# Goal:
Write every line out verbatim and omit the pictures.

# Information shown:
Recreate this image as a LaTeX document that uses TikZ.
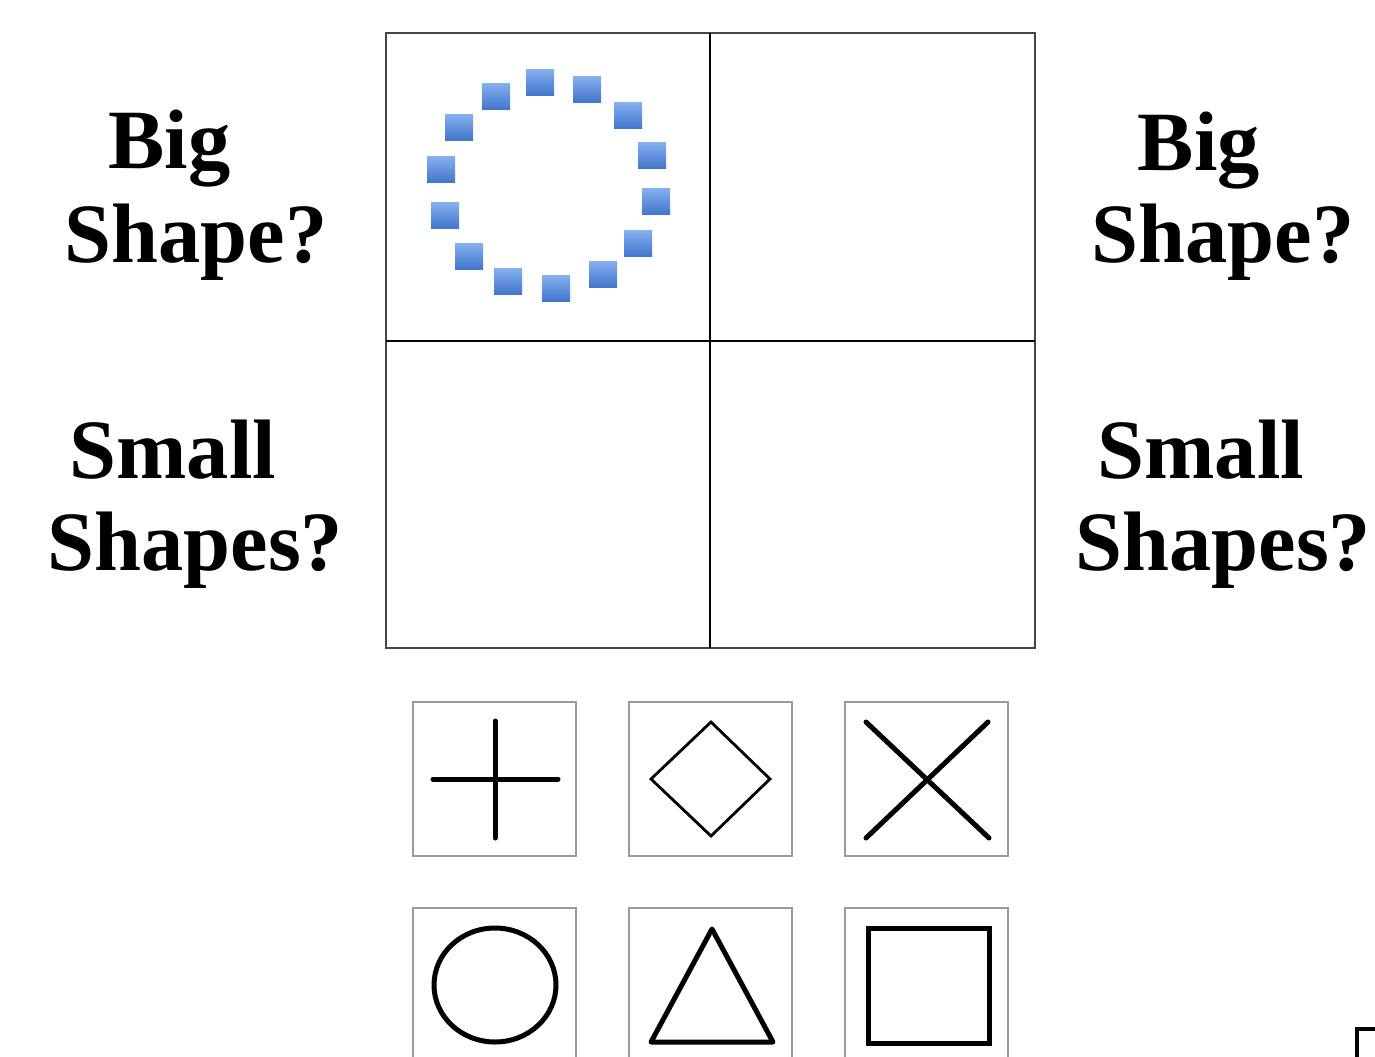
\documentclass[tikz,border=0pt]{standalone}
\usepackage{fontspec}
\setmainfont{Liberation Serif}
\definecolor{bluetop}{HTML}{86B0EE}
\definecolor{bluebot}{HTML}{4277CC}
\definecolor{boxgray}{HTML}{9A9A9A}
\definecolor{gridgray}{HTML}{444444}
\tikzset{
  lbl/.style={anchor=base west, inner sep=0pt, font=\fontsize{24}{28}\selectfont\bfseries},
  cell/.style={draw=boxgray, line width=2.6pt*0.2845},
  glyph/.style={draw=black, line width=5*0.2845pt, line cap=round, line join=round},
  thinglyph/.style={draw=black, line width=2.8*0.2845pt, line join=miter},
  gridline/.style={draw=black, line width=2.6*0.2845pt},
}
\begin{document}
\begin{tikzpicture}[x=0.01cm, y=-0.01cm]
\useasboundingbox (0,0) rectangle (1375,1057);
% labels
\node[lbl] (bigL) at (108,168) {Big};
\node[lbl] (shapeL) at (64,262) {Shape?};
\node[lbl] (smallL) at (69,478) {Small};
\node[lbl] (shapesL) at (47,570) {Shapes?};
\node[lbl] (bigR) at (1137,170) {Big};
\node[lbl] (shapeR) at (1091,262) {Shape?};
\node[lbl] (smallR) at (1097,478) {Small};
\node[lbl] (shapesR) at (1075,570) {Shapes?};
% grid
\draw[draw=gridgray, line width=2.2*0.2845pt] (386,33) rectangle (1035,648);
\draw[gridline] (710,33) -- (710,648);
\draw[gridline] (386,341) -- (1035,341);
% blue squares circle
\foreach \cx/\cy in {540/82, 587/89, 628/115, 652/155, 656/201, 638/243, 603/274, 556/288, 508/281, 469/256, 445/215, 441/169, 459/127, 496/96}{
  \shade[top color=bluetop, bottom color=bluebot] (\cx-14,\cy-13) rectangle (\cx+14,\cy+13);
}
% bottom boxes row 1
\draw[cell] (413,702) rectangle (576,856);
\draw[cell] (629,702) rectangle (792,856);
\draw[cell] (845,702) rectangle (1008,856);
% row 2
\draw[cell] (413,1062) -- (413,908) -- (576,908) -- (576,1062);
\draw[cell] (629,1062) -- (629,908) -- (792,908) -- (792,1062);
\draw[cell] (845,1062) -- (845,908) -- (1008,908) -- (1008,1062);
% plus
\draw[glyph] (495,721) -- (495,838);
\draw[glyph] (433,779) -- (558,779);
% diamond
\draw[thinglyph] (711,722) -- (770,779) -- (711,836) -- (651,779) -- cycle;
% X
\draw[glyph] (866,722) -- (989,838);
\draw[glyph] (988,722) -- (866,838);
% circle
\draw[glyph] (495,985) ellipse [x radius=61, y radius=57];
% triangle
\draw[glyph] (712,929) -- (773,1042) -- (651,1042) -- cycle;
% square
\draw[glyph, line cap=butt, line join=miter] (868,928) rectangle (989,1043);
% corner artifact
\draw[draw=black, line width=3.5*0.2845pt] (1357,1062) -- (1357,1029) -- (1380,1029);
\end{tikzpicture}
\end{document}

# Written answer:
Recreate this image as a LaTeX document that uses TikZ.
\documentclass[tikz,border=0pt]{standalone}
\usepackage{fontspec}
\setmainfont{Liberation Serif}
\definecolor{bluetop}{HTML}{86B0EE}
\definecolor{bluebot}{HTML}{4277CC}
\definecolor{boxgray}{HTML}{9A9A9A}
\definecolor{gridgray}{HTML}{444444}
\tikzset{
  lbl/.style={anchor=base west, inner sep=0pt, font=\fontsize{24}{28}\selectfont\bfseries},
  cell/.style={draw=boxgray, line width=2.6pt*0.2845},
  glyph/.style={draw=black, line width=5*0.2845pt, line cap=round, line join=round},
  thinglyph/.style={draw=black, line width=2.8*0.2845pt, line join=miter},
  gridline/.style={draw=black, line width=2.6*0.2845pt},
}
\begin{document}
\begin{tikzpicture}[x=0.01cm, y=-0.01cm]
\useasboundingbox (0,0) rectangle (1375,1057);
% labels
\node[lbl] (bigL) at (108,168) {Big};
\node[lbl] (shapeL) at (64,262) {Shape?};
\node[lbl] (smallL) at (69,478) {Small};
\node[lbl] (shapesL) at (47,570) {Shapes?};
\node[lbl] (bigR) at (1137,170) {Big};
\node[lbl] (shapeR) at (1091,262) {Shape?};
\node[lbl] (smallR) at (1097,478) {Small};
\node[lbl] (shapesR) at (1075,570) {Shapes?};
% grid
\draw[draw=gridgray, line width=2.2*0.2845pt] (386,33) rectangle (1035,648);
\draw[gridline] (710,33) -- (710,648);
\draw[gridline] (386,341) -- (1035,341);
% blue squares circle
\foreach \cx/\cy in {540/82, 587/89, 628/115, 652/155, 656/201, 638/243, 603/274, 556/288, 508/281, 469/256, 445/215, 441/169, 459/127, 496/96}{
  \shade[top color=bluetop, bottom color=bluebot] (\cx-14,\cy-13) rectangle (\cx+14,\cy+13);
}
% bottom boxes row 1
\draw[cell] (413,702) rectangle (576,856);
\draw[cell] (629,702) rectangle (792,856);
\draw[cell] (845,702) rectangle (1008,856);
% row 2
\draw[cell] (413,1062) -- (413,908) -- (576,908) -- (576,1062);
\draw[cell] (629,1062) -- (629,908) -- (792,908) -- (792,1062);
\draw[cell] (845,1062) -- (845,908) -- (1008,908) -- (1008,1062);
% plus
\draw[glyph] (495,721) -- (495,838);
\draw[glyph] (433,779) -- (558,779);
% diamond
\draw[thinglyph] (711,722) -- (770,779) -- (711,836) -- (651,779) -- cycle;
% X
\draw[glyph] (866,722) -- (989,838);
\draw[glyph] (988,722) -- (866,838);
% circle
\draw[glyph] (495,985) ellipse [x radius=61, y radius=57];
% triangle
\draw[glyph] (712,929) -- (773,1042) -- (651,1042) -- cycle;
% square
\draw[glyph, line cap=butt, line join=miter] (868,928) rectangle (989,1043);
% corner artifact
\draw[draw=black, line width=3.5*0.2845pt] (1357,1062) -- (1357,1029) -- (1380,1029);
\end{tikzpicture}
\end{document}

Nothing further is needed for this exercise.